— START OF Data provided —

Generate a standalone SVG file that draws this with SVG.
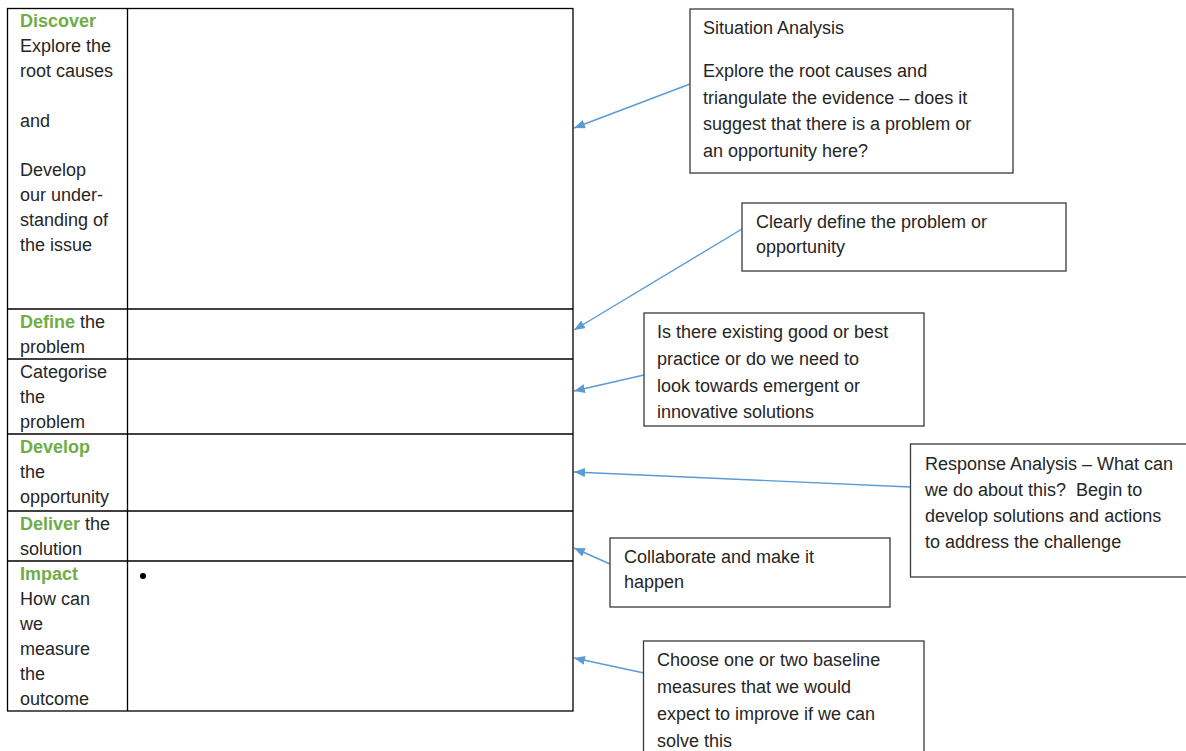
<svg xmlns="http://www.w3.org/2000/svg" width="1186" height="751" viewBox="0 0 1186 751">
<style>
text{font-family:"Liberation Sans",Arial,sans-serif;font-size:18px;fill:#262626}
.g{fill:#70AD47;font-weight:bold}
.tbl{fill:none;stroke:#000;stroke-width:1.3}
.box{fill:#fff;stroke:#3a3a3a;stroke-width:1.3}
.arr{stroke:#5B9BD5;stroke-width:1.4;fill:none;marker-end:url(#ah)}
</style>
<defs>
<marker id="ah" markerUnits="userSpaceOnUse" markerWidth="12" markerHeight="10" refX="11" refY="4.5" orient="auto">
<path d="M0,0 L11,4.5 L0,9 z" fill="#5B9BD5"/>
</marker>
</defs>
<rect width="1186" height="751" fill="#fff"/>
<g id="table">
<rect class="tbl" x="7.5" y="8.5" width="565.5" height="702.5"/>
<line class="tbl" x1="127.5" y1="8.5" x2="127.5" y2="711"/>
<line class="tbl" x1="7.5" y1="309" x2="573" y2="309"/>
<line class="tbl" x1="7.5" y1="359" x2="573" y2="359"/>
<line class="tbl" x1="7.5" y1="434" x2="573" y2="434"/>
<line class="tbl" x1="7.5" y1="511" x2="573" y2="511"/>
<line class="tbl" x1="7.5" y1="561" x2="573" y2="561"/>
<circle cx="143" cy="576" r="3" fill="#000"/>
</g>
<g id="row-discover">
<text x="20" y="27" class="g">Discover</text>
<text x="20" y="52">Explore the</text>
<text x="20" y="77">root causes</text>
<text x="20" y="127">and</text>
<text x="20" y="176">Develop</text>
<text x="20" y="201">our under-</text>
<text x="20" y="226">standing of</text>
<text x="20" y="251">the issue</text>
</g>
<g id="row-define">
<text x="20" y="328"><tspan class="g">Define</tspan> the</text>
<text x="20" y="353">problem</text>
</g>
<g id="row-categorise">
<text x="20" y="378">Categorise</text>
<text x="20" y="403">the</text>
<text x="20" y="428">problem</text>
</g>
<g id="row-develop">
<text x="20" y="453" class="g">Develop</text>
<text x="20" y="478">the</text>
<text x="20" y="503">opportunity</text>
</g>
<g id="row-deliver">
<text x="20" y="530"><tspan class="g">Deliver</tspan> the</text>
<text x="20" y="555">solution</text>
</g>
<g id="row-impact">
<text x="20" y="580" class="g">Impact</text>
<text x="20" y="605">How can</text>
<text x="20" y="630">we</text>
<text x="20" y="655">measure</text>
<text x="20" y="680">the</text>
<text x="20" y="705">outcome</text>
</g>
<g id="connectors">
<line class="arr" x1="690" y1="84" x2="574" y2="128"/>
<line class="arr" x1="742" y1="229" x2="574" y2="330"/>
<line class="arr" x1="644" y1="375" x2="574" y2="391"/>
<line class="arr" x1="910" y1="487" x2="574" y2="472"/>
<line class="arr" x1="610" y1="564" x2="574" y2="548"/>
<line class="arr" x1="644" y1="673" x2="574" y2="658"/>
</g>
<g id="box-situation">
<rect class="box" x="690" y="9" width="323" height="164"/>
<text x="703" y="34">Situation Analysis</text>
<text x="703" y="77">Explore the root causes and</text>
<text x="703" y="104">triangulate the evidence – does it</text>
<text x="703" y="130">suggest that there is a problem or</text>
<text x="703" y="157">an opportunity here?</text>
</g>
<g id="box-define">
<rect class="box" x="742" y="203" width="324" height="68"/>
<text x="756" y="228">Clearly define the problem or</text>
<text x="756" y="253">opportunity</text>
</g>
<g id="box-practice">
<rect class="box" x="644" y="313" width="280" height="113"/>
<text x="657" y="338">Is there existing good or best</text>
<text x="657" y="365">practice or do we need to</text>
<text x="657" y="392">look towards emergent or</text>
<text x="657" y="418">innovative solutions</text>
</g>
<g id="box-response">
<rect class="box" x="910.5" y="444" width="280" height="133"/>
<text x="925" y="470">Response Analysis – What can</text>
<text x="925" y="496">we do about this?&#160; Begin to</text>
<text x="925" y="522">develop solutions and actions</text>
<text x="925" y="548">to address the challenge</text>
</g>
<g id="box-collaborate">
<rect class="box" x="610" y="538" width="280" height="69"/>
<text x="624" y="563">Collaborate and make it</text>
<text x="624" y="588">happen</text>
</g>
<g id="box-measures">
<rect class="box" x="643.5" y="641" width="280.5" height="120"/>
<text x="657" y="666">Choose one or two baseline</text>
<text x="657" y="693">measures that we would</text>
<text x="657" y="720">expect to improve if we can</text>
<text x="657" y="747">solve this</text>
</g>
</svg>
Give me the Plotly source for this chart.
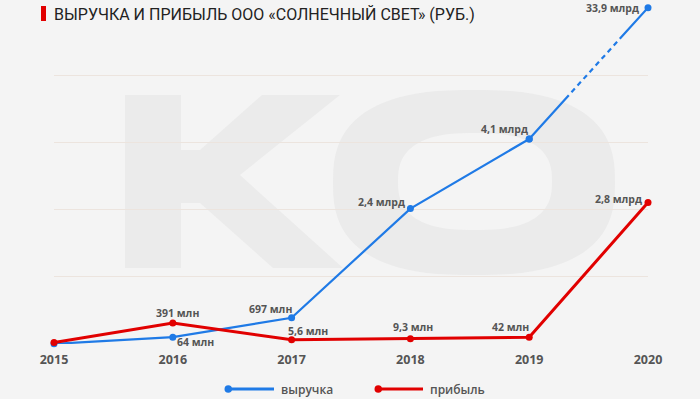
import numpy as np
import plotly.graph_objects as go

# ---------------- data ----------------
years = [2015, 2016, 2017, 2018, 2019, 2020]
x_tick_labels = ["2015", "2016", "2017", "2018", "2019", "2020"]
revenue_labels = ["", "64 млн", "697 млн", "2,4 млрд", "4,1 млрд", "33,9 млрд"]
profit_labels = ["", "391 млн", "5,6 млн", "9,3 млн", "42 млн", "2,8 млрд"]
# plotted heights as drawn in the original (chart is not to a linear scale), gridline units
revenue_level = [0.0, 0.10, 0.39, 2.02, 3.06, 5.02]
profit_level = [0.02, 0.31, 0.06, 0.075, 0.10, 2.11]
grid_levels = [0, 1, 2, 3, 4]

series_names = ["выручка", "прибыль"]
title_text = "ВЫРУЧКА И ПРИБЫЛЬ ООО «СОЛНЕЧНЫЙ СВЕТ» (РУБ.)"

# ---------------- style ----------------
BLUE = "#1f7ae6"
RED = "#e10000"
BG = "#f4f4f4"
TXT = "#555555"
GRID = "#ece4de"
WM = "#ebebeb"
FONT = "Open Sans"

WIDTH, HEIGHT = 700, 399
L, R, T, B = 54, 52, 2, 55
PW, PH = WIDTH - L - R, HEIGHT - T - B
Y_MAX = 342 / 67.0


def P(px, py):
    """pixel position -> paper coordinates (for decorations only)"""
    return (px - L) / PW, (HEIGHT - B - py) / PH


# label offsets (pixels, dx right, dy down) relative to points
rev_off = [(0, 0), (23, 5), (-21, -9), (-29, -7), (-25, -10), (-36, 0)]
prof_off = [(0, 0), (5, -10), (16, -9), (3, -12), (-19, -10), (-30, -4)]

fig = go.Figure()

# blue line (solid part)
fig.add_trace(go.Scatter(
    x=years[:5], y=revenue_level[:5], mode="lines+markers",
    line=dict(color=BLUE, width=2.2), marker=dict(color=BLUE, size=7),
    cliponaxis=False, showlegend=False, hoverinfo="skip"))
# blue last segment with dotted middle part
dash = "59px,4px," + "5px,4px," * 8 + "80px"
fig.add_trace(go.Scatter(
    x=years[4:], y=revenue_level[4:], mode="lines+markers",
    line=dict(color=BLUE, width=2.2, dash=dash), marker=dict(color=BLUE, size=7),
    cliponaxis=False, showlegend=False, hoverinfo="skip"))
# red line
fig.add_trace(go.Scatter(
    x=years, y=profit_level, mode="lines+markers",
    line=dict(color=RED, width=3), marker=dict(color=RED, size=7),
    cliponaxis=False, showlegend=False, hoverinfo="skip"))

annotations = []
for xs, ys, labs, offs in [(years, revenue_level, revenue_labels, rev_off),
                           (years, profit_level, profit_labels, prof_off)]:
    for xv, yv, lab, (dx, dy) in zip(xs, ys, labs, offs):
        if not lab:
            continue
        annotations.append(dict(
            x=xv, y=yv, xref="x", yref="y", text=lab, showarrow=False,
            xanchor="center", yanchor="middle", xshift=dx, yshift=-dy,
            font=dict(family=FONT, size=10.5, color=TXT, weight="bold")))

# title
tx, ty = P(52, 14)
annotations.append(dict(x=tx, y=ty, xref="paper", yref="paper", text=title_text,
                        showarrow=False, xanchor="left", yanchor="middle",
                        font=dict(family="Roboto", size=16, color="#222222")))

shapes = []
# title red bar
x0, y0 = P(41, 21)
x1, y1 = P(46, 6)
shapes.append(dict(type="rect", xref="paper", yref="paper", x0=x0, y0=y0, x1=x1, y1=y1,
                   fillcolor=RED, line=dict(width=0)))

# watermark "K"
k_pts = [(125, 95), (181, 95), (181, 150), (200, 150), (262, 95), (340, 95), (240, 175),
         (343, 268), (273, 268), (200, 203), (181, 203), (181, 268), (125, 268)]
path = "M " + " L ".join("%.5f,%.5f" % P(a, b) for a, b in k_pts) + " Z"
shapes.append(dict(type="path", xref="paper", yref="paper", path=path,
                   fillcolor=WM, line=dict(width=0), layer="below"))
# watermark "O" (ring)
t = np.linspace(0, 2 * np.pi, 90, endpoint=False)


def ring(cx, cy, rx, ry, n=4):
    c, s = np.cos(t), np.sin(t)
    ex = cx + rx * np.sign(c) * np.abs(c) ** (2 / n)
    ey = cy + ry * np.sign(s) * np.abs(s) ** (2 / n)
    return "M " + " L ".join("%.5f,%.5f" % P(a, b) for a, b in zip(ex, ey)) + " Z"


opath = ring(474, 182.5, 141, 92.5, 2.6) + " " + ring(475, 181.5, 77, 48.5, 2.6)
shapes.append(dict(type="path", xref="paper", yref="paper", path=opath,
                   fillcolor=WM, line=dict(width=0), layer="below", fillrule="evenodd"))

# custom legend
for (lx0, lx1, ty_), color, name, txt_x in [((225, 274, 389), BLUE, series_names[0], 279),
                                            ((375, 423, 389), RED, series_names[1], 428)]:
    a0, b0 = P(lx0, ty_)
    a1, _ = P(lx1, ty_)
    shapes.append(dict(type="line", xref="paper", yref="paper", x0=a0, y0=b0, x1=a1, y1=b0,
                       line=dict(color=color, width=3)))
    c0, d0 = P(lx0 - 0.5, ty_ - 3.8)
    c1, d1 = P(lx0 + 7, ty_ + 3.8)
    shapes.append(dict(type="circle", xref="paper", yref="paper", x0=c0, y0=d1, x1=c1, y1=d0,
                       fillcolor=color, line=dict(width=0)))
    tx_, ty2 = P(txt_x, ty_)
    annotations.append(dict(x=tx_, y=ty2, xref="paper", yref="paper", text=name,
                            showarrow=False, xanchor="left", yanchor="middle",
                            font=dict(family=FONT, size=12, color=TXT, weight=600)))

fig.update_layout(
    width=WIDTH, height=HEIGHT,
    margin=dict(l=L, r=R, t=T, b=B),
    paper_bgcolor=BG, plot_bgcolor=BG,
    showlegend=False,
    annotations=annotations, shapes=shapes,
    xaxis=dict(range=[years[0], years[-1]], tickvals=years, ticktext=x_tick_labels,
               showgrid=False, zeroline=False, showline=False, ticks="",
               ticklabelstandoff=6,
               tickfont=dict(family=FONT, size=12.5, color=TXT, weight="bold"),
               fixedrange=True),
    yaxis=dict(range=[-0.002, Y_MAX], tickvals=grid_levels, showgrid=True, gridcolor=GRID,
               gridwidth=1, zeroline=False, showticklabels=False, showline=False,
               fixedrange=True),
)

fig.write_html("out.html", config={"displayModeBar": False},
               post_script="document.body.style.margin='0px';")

— END OF Data provided —

Gather every line from the listing above in which the word "this" appears.

Generate a standalone SVG file that draws this with SVG.
<text x="925" y="496">we do about this?&#160; Begin to</text>
<text x="657" y="747">solve this</text>
Give me the Plotly source for this chart.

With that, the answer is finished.